“The heights that great men reached and kept were not attained by sudden flight, but while their companions slept, they were toiling at night” – Henry Wadsworth Longfellow
President Goodluck Jonathan carved a niche for himself last year as the first elected president in the country to lay his score card on the table and challenged anyone to counter what his administration delivered in the first half of his administration. Several months after Mr. President threw the challenge no one has been able to come forward to puncture the statistics he presented before Nigerians.
Apart from the fact that all the ministers were drilled before the Federal Executive Council to justify their continued membership of the committee by presenting their ministries score cards, Mr. President went a step further by directing the ministers to also present their score cards to the national leadership of the Peoples Democratic Party to ensure they are working in tandem with the manifesto of the party.
One of the area the administration of Jonathan has broken new ground is the housing sector and the government has been taking proactive measures to curb the housing deficit in the country. Being one of the major priorities of the administration, the Jonathan team in the housing sector took measures to undertake painstaking study of what it would require to put a roof on the head of every Nigerian.
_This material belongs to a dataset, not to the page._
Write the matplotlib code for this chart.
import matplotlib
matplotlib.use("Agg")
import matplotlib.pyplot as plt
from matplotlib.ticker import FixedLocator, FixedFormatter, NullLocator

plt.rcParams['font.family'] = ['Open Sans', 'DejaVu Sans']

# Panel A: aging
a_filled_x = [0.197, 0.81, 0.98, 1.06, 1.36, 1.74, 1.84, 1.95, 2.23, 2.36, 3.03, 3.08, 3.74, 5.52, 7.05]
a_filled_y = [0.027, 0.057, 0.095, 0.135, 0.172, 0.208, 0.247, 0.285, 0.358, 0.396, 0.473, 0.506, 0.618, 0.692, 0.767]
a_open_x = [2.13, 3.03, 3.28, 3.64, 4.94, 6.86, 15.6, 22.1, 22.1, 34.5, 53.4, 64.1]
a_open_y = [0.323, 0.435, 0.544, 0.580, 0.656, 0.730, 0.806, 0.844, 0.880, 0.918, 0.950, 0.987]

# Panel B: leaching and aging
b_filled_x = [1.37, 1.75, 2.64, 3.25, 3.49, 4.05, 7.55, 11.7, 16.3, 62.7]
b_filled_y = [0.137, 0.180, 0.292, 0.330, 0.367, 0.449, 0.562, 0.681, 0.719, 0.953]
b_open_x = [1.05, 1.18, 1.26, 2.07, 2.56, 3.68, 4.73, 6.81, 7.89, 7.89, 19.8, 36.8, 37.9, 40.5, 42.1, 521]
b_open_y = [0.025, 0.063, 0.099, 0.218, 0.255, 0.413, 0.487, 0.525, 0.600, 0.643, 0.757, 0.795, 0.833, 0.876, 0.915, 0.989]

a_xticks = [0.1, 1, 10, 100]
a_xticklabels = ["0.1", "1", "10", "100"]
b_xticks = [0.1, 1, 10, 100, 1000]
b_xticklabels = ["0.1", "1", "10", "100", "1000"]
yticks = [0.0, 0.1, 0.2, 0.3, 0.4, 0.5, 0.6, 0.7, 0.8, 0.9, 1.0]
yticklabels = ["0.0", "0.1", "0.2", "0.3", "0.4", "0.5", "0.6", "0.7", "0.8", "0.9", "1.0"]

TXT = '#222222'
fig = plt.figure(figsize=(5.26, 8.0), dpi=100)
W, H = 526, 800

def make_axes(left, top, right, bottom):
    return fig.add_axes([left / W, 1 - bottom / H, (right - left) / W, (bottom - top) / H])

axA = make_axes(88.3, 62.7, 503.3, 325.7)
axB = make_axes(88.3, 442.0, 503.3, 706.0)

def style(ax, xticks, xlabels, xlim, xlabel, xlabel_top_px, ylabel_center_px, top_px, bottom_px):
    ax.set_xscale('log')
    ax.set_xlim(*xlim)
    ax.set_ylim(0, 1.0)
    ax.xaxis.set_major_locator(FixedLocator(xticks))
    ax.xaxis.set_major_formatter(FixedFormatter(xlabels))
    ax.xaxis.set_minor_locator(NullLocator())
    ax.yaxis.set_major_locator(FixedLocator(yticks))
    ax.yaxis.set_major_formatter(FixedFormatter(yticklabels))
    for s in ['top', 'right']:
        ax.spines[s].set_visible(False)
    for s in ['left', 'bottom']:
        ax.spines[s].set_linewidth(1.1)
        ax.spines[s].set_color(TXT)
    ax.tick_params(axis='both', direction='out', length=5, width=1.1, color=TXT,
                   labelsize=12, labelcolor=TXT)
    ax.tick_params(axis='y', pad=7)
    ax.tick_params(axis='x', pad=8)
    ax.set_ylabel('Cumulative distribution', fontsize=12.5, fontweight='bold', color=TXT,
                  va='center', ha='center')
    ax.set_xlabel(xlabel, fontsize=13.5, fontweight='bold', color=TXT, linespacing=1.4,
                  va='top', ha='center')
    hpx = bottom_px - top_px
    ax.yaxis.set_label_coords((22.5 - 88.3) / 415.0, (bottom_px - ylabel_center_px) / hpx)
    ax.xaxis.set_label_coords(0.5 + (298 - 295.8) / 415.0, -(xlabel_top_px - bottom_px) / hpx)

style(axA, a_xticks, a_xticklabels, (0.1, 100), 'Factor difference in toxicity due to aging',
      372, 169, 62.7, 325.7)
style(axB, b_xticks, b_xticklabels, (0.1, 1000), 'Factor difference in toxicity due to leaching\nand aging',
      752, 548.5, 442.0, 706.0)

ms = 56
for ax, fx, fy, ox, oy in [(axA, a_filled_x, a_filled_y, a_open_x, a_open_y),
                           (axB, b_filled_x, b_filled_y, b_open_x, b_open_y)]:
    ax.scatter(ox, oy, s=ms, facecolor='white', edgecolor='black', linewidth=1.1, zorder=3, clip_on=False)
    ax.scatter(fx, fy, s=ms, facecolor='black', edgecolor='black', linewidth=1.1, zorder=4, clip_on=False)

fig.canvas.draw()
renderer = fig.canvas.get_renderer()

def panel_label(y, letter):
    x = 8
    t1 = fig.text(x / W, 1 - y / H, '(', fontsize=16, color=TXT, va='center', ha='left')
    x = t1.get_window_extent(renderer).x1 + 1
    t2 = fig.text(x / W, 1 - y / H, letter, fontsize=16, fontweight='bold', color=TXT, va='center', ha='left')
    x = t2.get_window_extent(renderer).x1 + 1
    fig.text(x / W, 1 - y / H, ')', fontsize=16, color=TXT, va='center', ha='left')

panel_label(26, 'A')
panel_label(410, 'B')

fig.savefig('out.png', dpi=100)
President said recently that Nigeria needs a minimum of N56 trillion naira to be able to bridge the country’s17 million housing units deficit. This revelation among other things served to accentuate how dire Nigeria’s housing need is.
According to trading economics, Nigeria’s current population growth rate is 2.8 per cent. The implication of this is that we are fighting an uphill task battle to reduce the housing unit and constructed. As more housing units are constructed, an increasing population could erode the accomplishment if Nigeria’s housing programme is not robust enough to outgrow the population growth.
The problem of adequate housing is not peculiar to Nigeria. According to the UN Habitat 30 per cent of the world’s urban population lives in the slums, deplorable conditions where people suffer from one or more of the following basic deficiencies in their housing: lack of access to improved water, lack of access to improved sewage facilities, living in overcrowded conditions. Living in building that are structurally unsound: the same report says that 35 per cent of the world’s rural population lives in unacceptable conditions, overall more than 2 billion people are in desperate need or better housing.
In line with the federal government transformation agenda, the Federal Housing Authority, FHA under the leadership of Arch.Terver Gemade is taking affordable Housing to the door steps of Nigerians.
President Jonathan on assumption of office told Nigerians that one of his cardinal objectives is providing affordable housing to all Nigerians in realisation of the Millennium Development Goals, MDG in our quest to become one of the top 20 economics by the year 2020. Not only that creating the right environment for investment in housing sector would no doubt serve as a lubricant and vehicle to attaining that vision, considering the sectors potential for growth in the country.
Ach. Gemade in adumbrating on the significance of the low housing units in Bwari, posited that “the project which would consist mainly of one, two, three, and four-bed room apartment in high-size structure is aim at saving cost on infrastructure and the service land, and would be delivered through direct construction and Public-Private Partnership, PPP.
Elucidating further on the benefit of the project in Bwari, Gemade said the authority’s new focus on construction of housing for low and medium income earners, looks beyond the pursuit of profit, but a commitment to contributing its quote to the realisation of the housing and job creation components of President Jonathan’s transformation agenda.
As part of taking affordable houses to the door steps of Nigerians, subject to sound mortgage regulations as encapsulated in the federal mortgage bank rules and regulations, Gemade said the F.H.A. had acquired land in 17 states of the federation for housing estates and that consultations were on with Lagos state government on the titling of F.H.A’s land holding in the state.
The Federal Housing Authority had been a major player in the effort to deliver to the nation a modern capital city and that it had delivered no fewer than 15,000 housing units in FCT and beyond as can be seen in the land mark achievement of the F.H.A management team in providing affordable houses in Odukpani- Calaber, Goni-Gora,-Kaduna, Anambra, Benue, Gombe, Oshogbo with equanimity where all the six Geo-political zones benefited on the basis of justice, fairness, equity, geared towards the attainment of a just and an egalitarian society.
Be it as it may, Gemade emphasised that providing housing for low and medium income earners is informed by the need to cater for vulnerable segment of the population. And assisting the President Jonathan administration in combating unemployment and other economic problems facing the down-trodden in our society.
In the final analysis, with all these lofty and revolutionary initiatives, put in place to ameliorate the plight of the less privilege in the society, one is not in doubt that President Jonathan transformation agenda is achieving result at F.H.A.